May 20th, 2020 2 Minute Read Press Release

New Report Analyzes How City Can Better Leverage Private Housing Investment

Three rezonings under Bloomberg provide lessons for how New York can meet its housing goals

NEW YORK, NY — As New York looks ahead to an eventual economic recovery, housing will be critical to ensuring that the lifeblood of its economy—residents who supply most of its workers—can afford to live in the city. In a new Manhattan Institute report, adjunct fellow Eric Kober analyzes how the city and state could do better in leveraging private investment to meet their housing production goals. In light of the current fiscal crisis, this approach may be the key to providing sufficient housing for a range of incomes without unaffordable public subsidies.

Kober, a nearly 40-year veteran of the NYC Department of City Planning, examines three rezonings that occurred during former Mayor Michael Bloomberg’s final term: Astoria (2010), Bedford-Stuyvesant North (2012), and Crown Heights West (2013). These are “middle market” areas where market rents are high enough to support new privately financed housing, but not high enough to make the typical options under Mayor de Blasio’s Mandatory Inclusionary Housing (MIH) program economically feasible. The MIH program requires new residential buildings in areas the city rezones to include a substantial portion of their units as affordable housing.

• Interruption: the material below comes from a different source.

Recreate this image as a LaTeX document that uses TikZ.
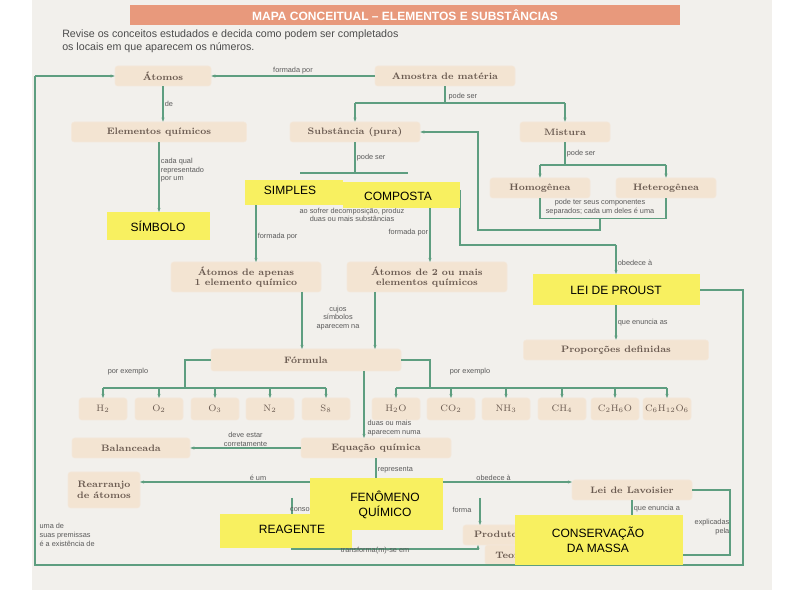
\documentclass[tikz,border=0pt]{standalone}
\usepackage{fontspec}
\setsansfont{Liberation Sans}
\usetikzlibrary{arrows.meta}
\definecolor{pg}{HTML}{F2F0EC}
\definecolor{bx}{HTML}{F3E4D2}
\definecolor{gl}{HTML}{5E9E80}
\definecolor{hd}{HTML}{E8997C}
\definecolor{yl}{HTML}{F8F060}
\definecolor{tx}{HTML}{6A5A50}
\tikzset{
 bxs/.style={draw=bx!70!brown!40,fill=bx,rounded corners=2pt,minimum height=15pt,font=\rmfamily\bfseries\scriptsize,text=tx,inner sep=1pt},
 w/.style={minimum width=#1*0.75pt},
 hh/.style={minimum height=#1*0.75pt},
 lbl/.style={font=\sffamily\fontsize{5.5}{6.5}\selectfont,text=gray!70!black,align=center,inner sep=1pt},
 ytx/.style={font=\sffamily\small,align=center,inner sep=0pt},
 con/.style={draw=gl,line width=0.8pt},
 arr/.style={con,-{Stealth[length=3pt]}}
}
\begin{document}
\begin{tikzpicture}[x=0.75pt,y=-0.75pt]
\useasboundingbox (0,0) rectangle (794,595);
\fill[white] (0,0) rectangle (794,595);
\fill[pg] (32,0) rectangle (772,590);
\fill[hd] (130,5) rectangle (680,25);
\node[font=\sffamily\bfseries\small,text=white] (title) at (405,15) {MAPA CONCEITUAL -- ELEMENTOS E SUBSTÂNCIAS};
\node[font=\sffamily\footnotesize,text=gray!60!black,align=left,anchor=north west,inner sep=0pt] (intro) at (62,30) {Revise os conceitos estudados e decida como podem ser completados\\os locais em que aparecem os números.};
% boxes
\node[bxs,w=96] (at) at (163,76) {Átomos};
\node[bxs,w=140] (am) at (445,76) {Amostra de matéria};
\node[bxs,w=175] (el) at (159,132) {Elementos químicos};
\node[bxs,w=130] (su) at (355,132) {Substância (pura)};
\node[bxs,w=90] (mi) at (565,132) {Mistura};
\node[bxs,w=100] (ho) at (540,188) {Homogênea};
\node[bxs,w=100] (he) at (666,188) {Heterogênea};
\node[bxs,w=150,hh=30,align=center,font=\rmfamily\bfseries\fontsize{7}{7.5}\selectfont] (a1) at (246,277) {Átomos de apenas\\1 elemento químico};
\node[bxs,w=160,hh=30,align=center,font=\rmfamily\bfseries\fontsize{7}{7.5}\selectfont] (a2) at (427,277) {Átomos de 2 ou mais\\elementos químicos};
\node[bxs,w=185] (pd) at (616,350) {Proporções definidas};
\node[bxs,w=190,hh=22] (fo) at (306,360) {Fórmula};
\foreach \n/\x/\t in {b1/103/H$_2$,b2/159/O$_2$,b3/215/O$_3$,b4/270/N$_2$,b5/326/S$_8$,b6/396/H$_2$O,b7/451/CO$_2$,b8/506/NH$_3$,b9/562/CH$_4$,b10/615/C$_2$H$_6$O,b11/667/C$_6$H$_{12}$O$_6$}
  \node[bxs,w=48,hh=22,font=\rmfamily\scriptsize] (\n) at (\x,409) {\t};
\node[bxs,w=118] (ba) at (131,448) {Balanceada};
\node[bxs,w=150] (eq) at (376,448) {Equação química};
\node[bxs,w=72,hh=36,align=center] (re) at (104,490) {Rearranjo\\de átomos};
\node[bxs,w=120] (lv) at (632,490) {Lei de Lavoisier};
\node[bxs,w=80] (pr) at (503,535) {Produto(s)};
\node[bxs,w=110] (da) at (540,555) {Teoria de Dalton};
% connectors
\draw[arr] (am) -- node[lbl,above]{formada por} (at);
\draw[con] (am) -- (445,103);
\draw[con] (355,103) -- (565,103);
\draw[arr] (355,103) -- (su);
\draw[arr] (565,103) -- (mi);
\node[lbl,right] (l1) at (447,97) {pode ser};
\draw[arr] (at) -- node[lbl,right]{de} (at|-el.north);
\draw[arr] (el) -- node[lbl,right,align=left,pos=0.4]{cada qual\\representado\\por um} (159,212);
\draw[con] (su) -- node[lbl,right]{pode ser} (355,173);
\draw[con] (300,173) -- (408,173);
\draw[con] (mi) -- node[lbl,right]{pode ser} (565,165);
\draw[con] (540,165) -- (666,165);
\draw[arr] (540,165) -- (ho);
\draw[arr] (666,165) -- (he);
\draw[con] (ho.south) -- ++(0,20) -- ++(126,0) -- (he.south);
\draw[arr] (600,218) -- (600,230) -- (478,230) -- (478,132) -- (su);
\node[lbl] (l2) at (600,207) {pode ter seus componentes\\separados; cada um deles é uma};
\draw[arr] (256,205) -- node[lbl,right,pos=0.55]{formada por} (256,262);
\draw[arr] (430,208) -- node[lbl,left,pos=0.45]{formada por} (430,262);
\draw[con] (460,190) -- (460,245) -- (616,245);
\draw[arr] (616,245) -- node[lbl,right,pos=0.6]{obedece à} (616,274);
\node[lbl] (l3) at (352,215) {ao sofrer decomposição, produz\\duas ou mais substâncias};
\draw[arr] (616,305) -- node[lbl,right]{que enuncia as} (pd);
\draw[arr] (302,292) -- (302,349);
\draw[arr] (375,292) -- (375,349);
\node[lbl] (l4) at (338,318) {cujos\\símbolos\\aparecem na};
\draw[con] (fo.west) -- (185,360) -- (185,388);
\draw[con] (103,388) -- (326,388);
\foreach \x in {103,159,215,270,326} \draw[arr] (\x,388) -- (\x,398);
\draw[con] (fo.east) -- (430,360) -- (430,388);
\draw[con] (396,388) -- (667,388);
\foreach \x in {396,451,506,562,615,667} \draw[arr] (\x,388) -- (\x,398);
\node[lbl] (l5) at (128,372) {por exemplo};
\node[lbl] (l6) at (470,372) {por exemplo};
\draw[arr] (364,371) -- (364,438);
\node[lbl,align=left,right] (l7) at (366,428) {duas ou mais\\aparecem numa};
\draw[arr] (eq) -- node[lbl,above]{deve estar\\corretamente} (ba);
\draw[con] (eq) -- node[lbl,right]{representa} (376,482);
\draw[arr] (376,482) -- node[lbl,above,pos=0.5]{é um} (140,482);
\draw[arr] (376,482) -- node[lbl,above,pos=0.6]{obedece à} (572,482);
\draw[arr] (292,498) -- (292,549) -- (478,549) -- (478,545);
\draw[arr] (480,498) -- (480,525);
\draw[arr] (lv) -- node[lbl,right,pos=0.4]{que enuncia a} (632,520);
\draw[arr] (lv.east) -- (730,490) -- (730,555) -- (da);
\node[lbl,align=right] (l8) at (712,527) {explicadas\\pela};
\draw[con] (700,290) -- (743,290) -- (743,565) -- (35,565) -- (35,76);
\draw[arr] (35,76) -- (at);
\node[lbl,align=left,anchor=west] (l9) at (38,535) {uma de\\suas premissas\\é a existência de};
\node[lbl] (l10) at (305,510) {consome};
\node[lbl] (l11) at (462,510) {forma};
\node[lbl] (l12) at (375,551) {transforma(m)-se em};
% yellow overlays
\fill[yl] (245,180) rectangle (343,205);
\node[ytx] (s1) at (290,190) {SIMPLES};
\fill[yl] (343,182) rectangle (460,208);
\node[ytx] (s2) at (398,196) {COMPOSTA};
\fill[yl] (107,212) rectangle (210,240);
\node[ytx] (s3) at (158,226) {SÍMBOLO};
\fill[yl] (533,274) rectangle (700,305);
\node[ytx] (s4) at (616,290) {LEI DE PROUST};
\fill[yl] (310,478) rectangle (443,530);
\node[ytx] (s5) at (385,505) {FENÔMENO\\QUÍMICO};
\fill[yl] (220,514) rectangle (352,548);
\node[ytx] (s6) at (292,529) {REAGENTE};
\fill[yl] (515,515) rectangle (683,565);
\node[ytx] (s7) at (598,540) {CONSERVAÇÃO\\DA MASSA};
\end{tikzpicture}
\end{document}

The report examines the new housing built in these areas, subject to less stringent affordability requirements, since the rezonings were approved. Its key findings include:

  • New York has the capacity to generate substantial amounts of new, privately financed housing through neighborhood rezonings that are arrived at through amicable discussions among community members and elected officials.
  • Where city zoning incentives and tax exemption requirements approved by the state legislature were aligned, affordable housing objectives were met. When they failed to align, developers took advantage of generous state-level tax breaks without providing the promised additional affordable housing.
  • To induce more developers to participate in its MIH program without subsidies, the city should utilize a fuller range of income options in middle-market areas.